Ces révélations ont suscité la colère du député Xavier Ganioz, vice-président du Parti socialiste fribourgeois, qui a demandé le 26 février à l'université de Fribourg de clarifier le statut au sein de l’établissement de Tariq Ramadan qui se targuait d’y être professeur. «L'accusation de "faux professeur" est lourde de sens. Elle impliquerait que notre université ait pu se faire berner sur le statut académique de Tariq Ramadan», note l’élu cité par Le Point en réaction au livre de Ian Hamel.

Réaction de l'université : le rectorat de Fribourg assure que Tariq Ramadan n'était ni professeur, ni assistant à l'université. Il avait seulement proposé bénévolement, une heure par semaine, de présenter un exposé sur l'islam. «L'université de Fribourg n'est pas responsable des titres académiques qui ont été attribués à M. Ramadan après son départ en 2004», ajoute le rectorat. Pourtant, en 2005, après avoir publié un article dans Le Monde, l'intéressé signait sans ciller : «professeur de philosophie et d'islamologie à l'université de Fribourg».
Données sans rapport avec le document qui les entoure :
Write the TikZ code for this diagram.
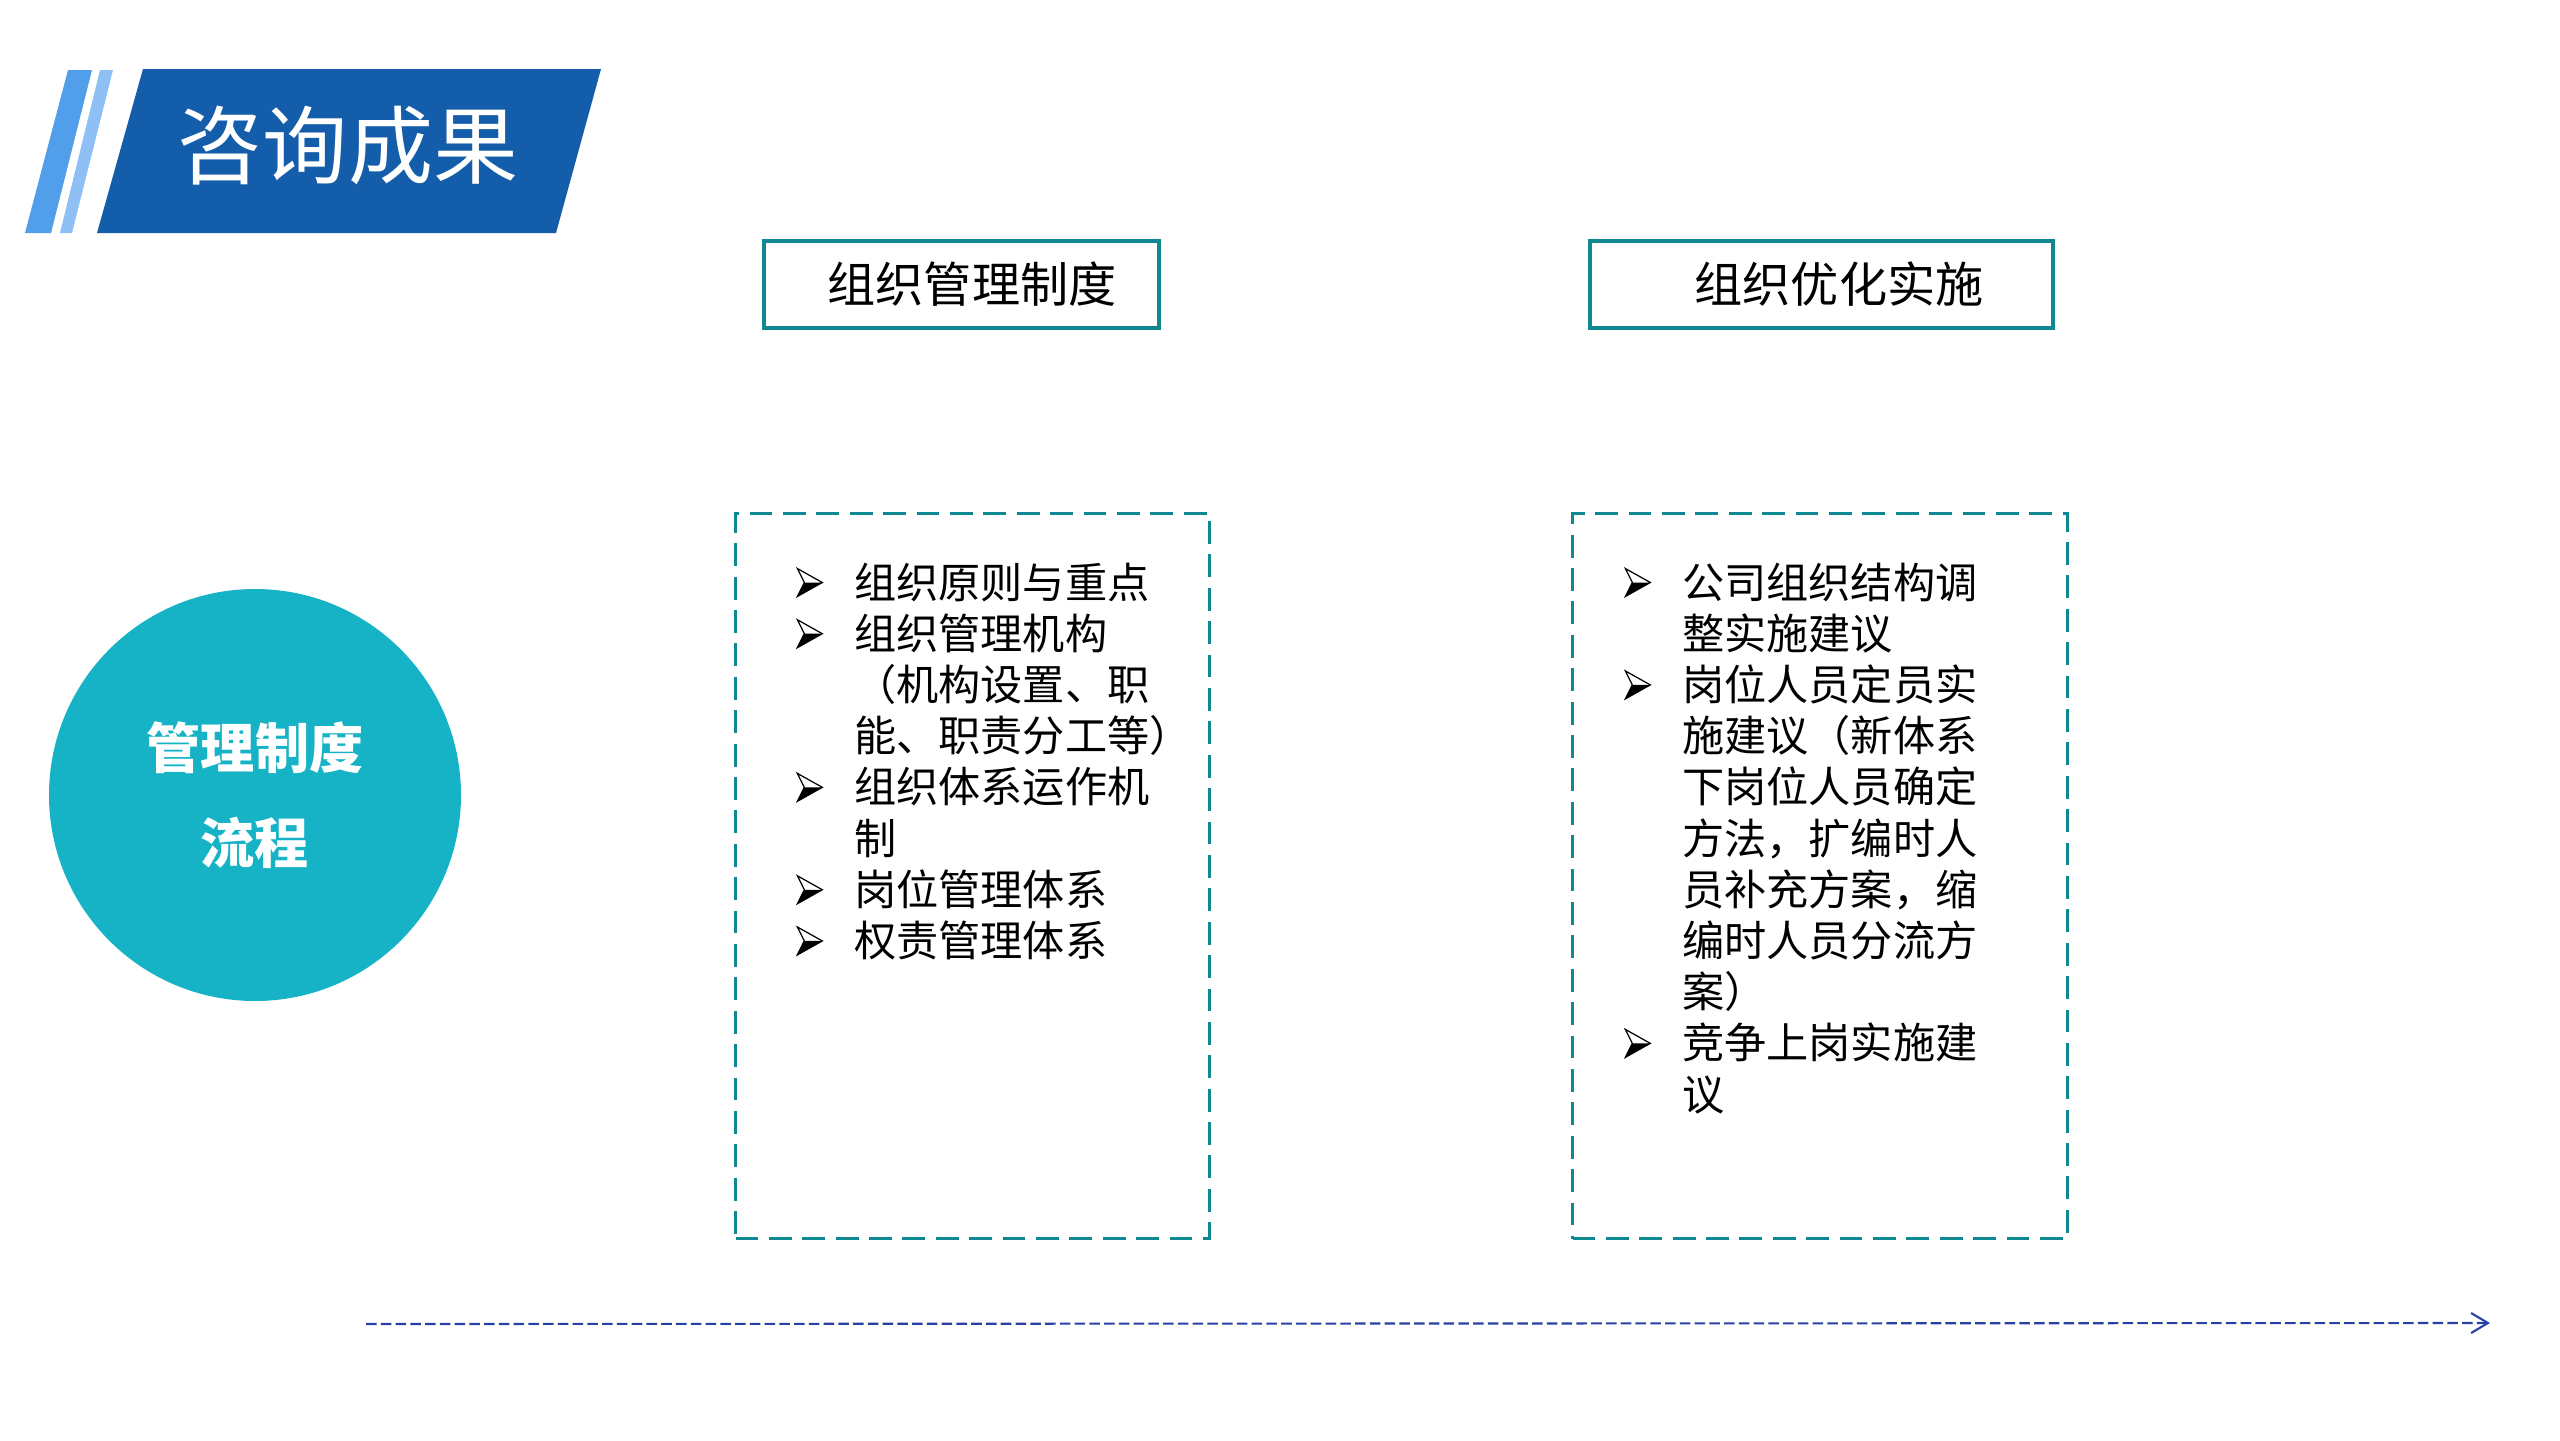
\documentclass[tikz,border=0pt]{standalone}
\usepackage{fontspec}
\setmainfont{Noto Sans CJK SC}
\usepackage{tikz}
\usetikzlibrary{arrows.meta}
\usetikzlibrary{positioning}
\definecolor{bandblue}{RGB}{19,93,171}
\definecolor{stripeblue}{RGB}{81,159,234}
\definecolor{stripelight}{RGB}{142,191,245}
\definecolor{boxteal}{RGB}{16,136,145}
\definecolor{discteal}{RGB}{21,179,197}
\definecolor{lineblue}{RGB}{40,64,165}
% arrowhead bullet, hanging items, forced line break
\newcommand{\bul}{\makebox[0.575cm][l]{\tikz[baseline=0pt, line width=0.35pt]{
    \draw (0,0.015)--(0.25,0.155)--(0,0.295)--(0.07,0.155)--cycle;
    \fill (0.07,0.155)--(0.25,0.155)--(0,0.015)--cycle;}}}
\newcommand{\itmhead}{\hangindent=0.575cm\hangafter=1\noindent\bul}
\newcommand{\itm}{\par\itmhead}
\newcommand{\nl}{\hfil\break}
\tikzset{
    headbox/.style={draw=boxteal, line width=1.1pt, minimum height=0.87cm, inner sep=0pt,
        font=\fontsize{13.7}{16}\selectfont},
    dashbox/.style={draw=boxteal, line width=1pt, dash pattern=on 6.5pt off 3pt,
        minimum height=7.25cm, inner sep=0pt},
    listtext/.style={text width=4.2cm, inner sep=0pt, anchor=base west,
        font=\fontsize{12}{14.57}\selectfont},
    disc/.style={circle, fill=discteal, minimum size=4.12cm, text=white, align=center,
        font=\bfseries\fontsize{15.4}{27}\selectfont},
    timeline/.style={draw=lineblue, line width=0.6pt, dash pattern=on 3pt off 1.2pt,
        -{Straight Barb[length=4.8pt,width=5.7pt]}},
}
\begin{document}
\begin{tikzpicture}
	\useasboundingbox (0,0) rectangle (25.6,-14.4);
	% title band
	\fill[stripeblue] (0.68,-0.70)--(0.92,-0.70)--(0.51,-2.33)--(0.25,-2.33)--cycle;
	\fill[stripelight] (1.00,-0.70)--(1.13,-0.70)--(0.72,-2.33)--(0.60,-2.33)--cycle;
	\fill[bandblue] (1.43,-0.69)--(6.01,-0.69)--(5.56,-2.33)--(0.97,-2.33)--cycle;
	\node[text=white, font=\fontsize{24.2}{29}\selectfont] (title) at (3.48,-1.46) {咨询成果};
	% headers
	\node[headbox, minimum width=3.95cm] (hdA) at (9.615,-2.845) {\hspace*{6pt}组织管理制度};
	\node[headbox, minimum width=4.63cm] (hdB) at (18.215,-2.845) {\hspace*{10pt}组织优化实施};
	% dashed boxes
	\node[dashbox, minimum width=4.74cm] (boxA) at (9.725,-8.76) {};
	\node[dashbox, minimum width=4.95cm] (boxB) at (18.2,-8.76) {};
	\node[listtext] (listA) at (7.96,-5.98) {
		\itmhead 组织原则与重点
		\itm 组织管理机构\nl（机构设置、职\nl 能、职责分工等）
		\itm 组织体系运作机\nl 制
		\itm 岗位管理体系
		\itm 权责管理体系\par
	};
	\node[listtext] (listB) at (16.24,-5.98) {
		\itmhead 公司组织结构调\nl 整实施建议
		\itm 岗位人员定员实\nl 施建议（新体系\nl 下岗位人员确定\nl 方法，扩编时人\nl 员补充方案，缩\nl 编时人员分流方\nl 案）
		\itm 竞争上岗实施建\nl 议\par
	};
	% left disc
	\node[disc] (flow) at (2.55,-7.95) {管理制度\\流程};
	% time line
	\coordinate (tl0) at (3.66,-13.24);
	\coordinate (tl1) at (24.9,-13.23);
	\draw[timeline] (tl0)--(tl1);
\end{tikzpicture}
\end{document}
Une chaire universitaire financée par le Qatar

Une supposée usurpation qui aurait pu servir de tremplin à Tariq Ramadan pour obtenir un titre plus prestigieux dans une autre institution. Sur son site internet actuel, il est écrit que Tariq Ramadan est «Professeur d’Etudes islamiques contemporaines à l’université d’Oxford (Oriental Institute, St Antony’s College) et enseigne également à la Faculté de Théologie d’Oxford». Ces titres prestigieux suscitent beaucoup d’interrogations, notamment quant à leur financement par le Qatar.

La fondation du Qatar a en effet fait un don généreux à l'université d'Oxford en 2008 afin de créer deux postes de chaires professorales. L'une des deux porte d'ailleurs le nom du donateur : Sheikh Hamad bin Khalifa al-Thani. Interrogé en 2013 par Libération sur cette chaire, Tariq Ramadan avait reconnu la provenance des subventions : «Ma chaire d’Oxford est une chaire permanente, que le Qatar a certes financé, mais dont la gestion est sous l’autorité exclusive d’Oxford. L’appel à candidature, la sélection, puis le choix du professeur ont suivi les règles académiques établies de façon stricte par l’université.» Le détenteur du poste devait en échange accepter automatiquement d’enseigner au Centre de recherche sur la législation et l’éthique islamiques (CILE), à la faculté islamique de Doha, tâche dont Tariq Ramadan s’est acquittée et dont il fait mention dans son CV.

Tout aussi sujettes à controverse sont les fameuses thèses de Tariq Ramadan. Charles Genequand, spécialiste du monde arabe à l’université de Genève, a par exemple refusé sa thèse portant sur le réformisme islamique et Hassan Al-Banna – grand-père de Tariq Ramadan et fondateur des Frères musulmans. «Non seulement, il refusait d’apporter des corrections à sa thèse, mais il harcelait les membres du jury pour l’obtenir au plus vite», rapporte Charles Genequand.

Une attitude qu’il aurait reproduite auprès d’autres universitaires. Selon Ali Merad, professeur émérite à l'université de la Sorbonne Nouvelle Paris III, Tariq Ramadan aurait émis la menace d’une plainte universitaire si son doctorat ne lui était pas accordé. «J’ai été directeur de thèse pendant près de quarante ans en France, en Belgique, en Suisse. Je n’ai jamais vu un étudiant se conduire de la sorte», se souvient Ali Merad.  

Mis en examen pour viols et placé en détention provisoire, Tariq Ramadan a demandé sa remise en liberté pour des raisons de santé. Ce que les juges ont refusé le 27 février, estimant qu'il existait un risque qu'il «renouvelle les faits de viol» qui lui sont reprochés.